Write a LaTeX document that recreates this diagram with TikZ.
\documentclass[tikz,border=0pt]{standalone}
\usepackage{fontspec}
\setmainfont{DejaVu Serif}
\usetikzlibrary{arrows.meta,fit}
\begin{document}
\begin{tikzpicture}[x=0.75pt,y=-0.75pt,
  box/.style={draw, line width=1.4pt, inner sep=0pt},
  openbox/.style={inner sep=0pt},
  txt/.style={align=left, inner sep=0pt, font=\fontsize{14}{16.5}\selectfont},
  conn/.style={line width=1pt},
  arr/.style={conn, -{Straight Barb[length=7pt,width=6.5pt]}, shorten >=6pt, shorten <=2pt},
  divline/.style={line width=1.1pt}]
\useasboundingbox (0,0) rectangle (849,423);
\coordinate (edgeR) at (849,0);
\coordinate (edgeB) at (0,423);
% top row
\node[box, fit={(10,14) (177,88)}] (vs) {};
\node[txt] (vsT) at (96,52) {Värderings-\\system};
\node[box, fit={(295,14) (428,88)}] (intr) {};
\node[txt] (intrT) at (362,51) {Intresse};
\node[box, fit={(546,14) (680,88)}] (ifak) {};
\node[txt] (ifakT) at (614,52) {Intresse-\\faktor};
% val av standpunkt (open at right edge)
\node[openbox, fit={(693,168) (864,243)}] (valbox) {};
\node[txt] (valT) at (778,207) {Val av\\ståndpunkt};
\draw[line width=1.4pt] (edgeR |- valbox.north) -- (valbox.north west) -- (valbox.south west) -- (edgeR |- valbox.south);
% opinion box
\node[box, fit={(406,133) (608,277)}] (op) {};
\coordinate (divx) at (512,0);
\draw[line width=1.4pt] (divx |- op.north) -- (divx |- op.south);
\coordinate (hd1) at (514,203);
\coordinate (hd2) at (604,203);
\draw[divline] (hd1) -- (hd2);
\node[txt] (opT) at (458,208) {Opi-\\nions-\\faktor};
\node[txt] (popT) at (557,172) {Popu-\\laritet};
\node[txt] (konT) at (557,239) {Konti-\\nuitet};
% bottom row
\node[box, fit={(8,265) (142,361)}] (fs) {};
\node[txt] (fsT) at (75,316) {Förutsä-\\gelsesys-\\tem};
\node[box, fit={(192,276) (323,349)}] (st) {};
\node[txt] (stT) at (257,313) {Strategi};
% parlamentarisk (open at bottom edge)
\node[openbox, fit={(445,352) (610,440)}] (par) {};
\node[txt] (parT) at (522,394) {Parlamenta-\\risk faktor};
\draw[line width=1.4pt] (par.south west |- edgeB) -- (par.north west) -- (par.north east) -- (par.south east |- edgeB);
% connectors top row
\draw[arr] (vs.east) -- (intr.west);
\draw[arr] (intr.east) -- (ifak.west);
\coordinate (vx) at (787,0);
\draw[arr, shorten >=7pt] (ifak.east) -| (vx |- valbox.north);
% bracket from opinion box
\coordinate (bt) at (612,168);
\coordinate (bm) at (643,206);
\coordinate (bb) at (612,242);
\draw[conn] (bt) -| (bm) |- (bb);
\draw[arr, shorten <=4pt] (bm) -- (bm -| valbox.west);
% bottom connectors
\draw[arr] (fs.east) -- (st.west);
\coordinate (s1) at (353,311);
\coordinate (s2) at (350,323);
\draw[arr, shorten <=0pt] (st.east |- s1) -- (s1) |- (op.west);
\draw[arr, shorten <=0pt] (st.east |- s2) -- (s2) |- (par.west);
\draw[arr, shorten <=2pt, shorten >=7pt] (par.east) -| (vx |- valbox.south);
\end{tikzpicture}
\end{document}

---

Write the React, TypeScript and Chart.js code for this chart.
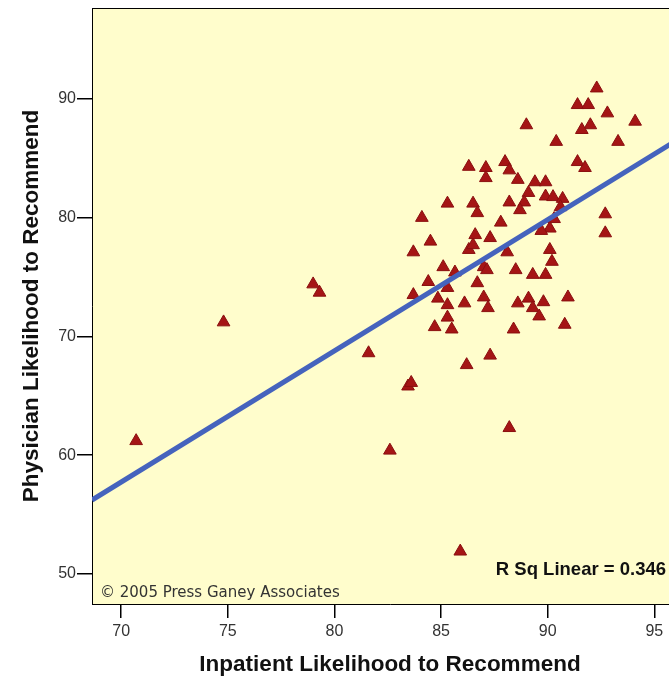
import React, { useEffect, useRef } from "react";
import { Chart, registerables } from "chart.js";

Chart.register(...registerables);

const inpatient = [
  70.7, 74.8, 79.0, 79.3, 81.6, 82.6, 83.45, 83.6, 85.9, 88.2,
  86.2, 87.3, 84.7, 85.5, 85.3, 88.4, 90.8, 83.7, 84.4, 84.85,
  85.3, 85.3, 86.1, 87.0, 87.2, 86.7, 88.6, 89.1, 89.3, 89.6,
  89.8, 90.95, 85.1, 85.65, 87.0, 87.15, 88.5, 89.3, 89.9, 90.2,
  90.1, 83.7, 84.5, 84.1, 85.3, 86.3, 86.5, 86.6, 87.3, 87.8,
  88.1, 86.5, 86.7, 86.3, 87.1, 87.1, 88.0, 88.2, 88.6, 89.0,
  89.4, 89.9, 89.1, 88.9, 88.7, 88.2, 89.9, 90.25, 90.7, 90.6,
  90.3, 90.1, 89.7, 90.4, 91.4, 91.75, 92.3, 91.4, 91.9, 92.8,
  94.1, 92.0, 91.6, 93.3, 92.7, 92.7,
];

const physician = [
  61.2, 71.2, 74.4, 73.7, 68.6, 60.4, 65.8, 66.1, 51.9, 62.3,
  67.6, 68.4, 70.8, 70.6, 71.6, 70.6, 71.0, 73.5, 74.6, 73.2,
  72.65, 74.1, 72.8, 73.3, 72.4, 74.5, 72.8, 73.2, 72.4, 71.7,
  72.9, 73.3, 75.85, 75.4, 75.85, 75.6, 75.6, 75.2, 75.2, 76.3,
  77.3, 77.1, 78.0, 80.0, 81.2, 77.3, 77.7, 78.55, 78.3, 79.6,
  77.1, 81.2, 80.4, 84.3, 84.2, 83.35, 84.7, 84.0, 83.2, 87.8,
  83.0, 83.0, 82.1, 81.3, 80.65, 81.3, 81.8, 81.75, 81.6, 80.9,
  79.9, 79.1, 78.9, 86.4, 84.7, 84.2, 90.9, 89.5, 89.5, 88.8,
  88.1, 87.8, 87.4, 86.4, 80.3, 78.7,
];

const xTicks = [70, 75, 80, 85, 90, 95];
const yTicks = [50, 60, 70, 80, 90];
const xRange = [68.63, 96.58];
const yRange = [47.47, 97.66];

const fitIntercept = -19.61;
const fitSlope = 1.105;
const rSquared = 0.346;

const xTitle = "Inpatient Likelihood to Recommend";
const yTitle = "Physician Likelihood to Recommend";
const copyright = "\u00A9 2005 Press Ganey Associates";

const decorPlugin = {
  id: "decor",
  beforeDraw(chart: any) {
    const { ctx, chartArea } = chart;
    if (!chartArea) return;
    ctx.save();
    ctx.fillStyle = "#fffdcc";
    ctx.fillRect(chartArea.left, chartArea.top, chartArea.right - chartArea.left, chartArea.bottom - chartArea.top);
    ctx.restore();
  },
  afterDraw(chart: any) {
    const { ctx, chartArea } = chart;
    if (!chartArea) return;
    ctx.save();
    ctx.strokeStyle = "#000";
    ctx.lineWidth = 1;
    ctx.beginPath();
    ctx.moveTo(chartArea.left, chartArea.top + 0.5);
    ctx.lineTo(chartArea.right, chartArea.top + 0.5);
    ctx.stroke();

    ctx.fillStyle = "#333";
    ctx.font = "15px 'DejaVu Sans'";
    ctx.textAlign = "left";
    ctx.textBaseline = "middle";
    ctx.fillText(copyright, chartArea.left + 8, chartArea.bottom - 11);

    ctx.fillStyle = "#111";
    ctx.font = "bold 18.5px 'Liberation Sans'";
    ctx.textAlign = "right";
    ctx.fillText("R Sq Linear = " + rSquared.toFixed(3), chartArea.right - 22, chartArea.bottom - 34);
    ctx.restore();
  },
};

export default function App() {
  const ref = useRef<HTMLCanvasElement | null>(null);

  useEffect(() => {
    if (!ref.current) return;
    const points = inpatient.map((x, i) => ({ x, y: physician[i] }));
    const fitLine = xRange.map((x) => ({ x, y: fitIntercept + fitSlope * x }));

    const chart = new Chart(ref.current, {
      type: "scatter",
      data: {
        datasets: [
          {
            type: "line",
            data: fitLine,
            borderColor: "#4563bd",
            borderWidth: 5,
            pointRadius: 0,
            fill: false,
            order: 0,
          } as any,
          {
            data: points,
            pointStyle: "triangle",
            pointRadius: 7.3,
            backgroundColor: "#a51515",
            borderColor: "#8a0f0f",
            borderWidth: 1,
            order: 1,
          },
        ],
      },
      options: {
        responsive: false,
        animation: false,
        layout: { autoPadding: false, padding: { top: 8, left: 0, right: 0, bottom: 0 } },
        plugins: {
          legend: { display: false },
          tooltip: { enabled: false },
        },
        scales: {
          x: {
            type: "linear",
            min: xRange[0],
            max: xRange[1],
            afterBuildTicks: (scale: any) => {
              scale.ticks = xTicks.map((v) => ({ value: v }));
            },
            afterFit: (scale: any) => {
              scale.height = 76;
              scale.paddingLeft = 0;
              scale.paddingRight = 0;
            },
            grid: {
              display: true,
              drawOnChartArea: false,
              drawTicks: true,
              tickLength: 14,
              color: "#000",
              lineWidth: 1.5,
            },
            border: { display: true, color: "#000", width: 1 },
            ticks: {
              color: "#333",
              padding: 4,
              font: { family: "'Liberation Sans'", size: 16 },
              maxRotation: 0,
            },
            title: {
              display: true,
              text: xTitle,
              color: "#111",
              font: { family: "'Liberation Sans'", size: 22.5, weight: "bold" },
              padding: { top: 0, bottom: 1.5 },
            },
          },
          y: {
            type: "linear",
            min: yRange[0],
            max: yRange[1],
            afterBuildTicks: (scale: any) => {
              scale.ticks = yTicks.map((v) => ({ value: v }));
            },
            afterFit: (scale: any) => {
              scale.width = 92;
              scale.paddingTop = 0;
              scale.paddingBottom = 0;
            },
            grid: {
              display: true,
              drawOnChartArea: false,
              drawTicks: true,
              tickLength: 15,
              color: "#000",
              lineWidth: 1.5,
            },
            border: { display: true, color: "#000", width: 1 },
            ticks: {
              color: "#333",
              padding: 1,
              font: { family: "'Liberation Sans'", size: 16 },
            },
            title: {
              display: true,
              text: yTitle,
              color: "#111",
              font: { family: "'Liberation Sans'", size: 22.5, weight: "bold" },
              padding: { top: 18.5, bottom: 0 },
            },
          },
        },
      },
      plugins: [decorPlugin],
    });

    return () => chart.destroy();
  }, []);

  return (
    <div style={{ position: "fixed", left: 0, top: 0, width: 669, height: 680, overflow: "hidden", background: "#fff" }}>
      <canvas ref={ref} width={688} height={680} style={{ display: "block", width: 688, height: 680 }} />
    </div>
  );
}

- **TASK BRIEF**: Between the line with "Write the React, TypeScript" and the line with "Chart.register(...registerables);", ends included, lies the span to copy exactly; copy nothing else and leave out the pictures.

- **FULL ANSWER**:
Write the React, TypeScript and Chart.js code for this chart.
import React, { useEffect, useRef } from "react";
import { Chart, registerables } from "chart.js";

Chart.register(...registerables);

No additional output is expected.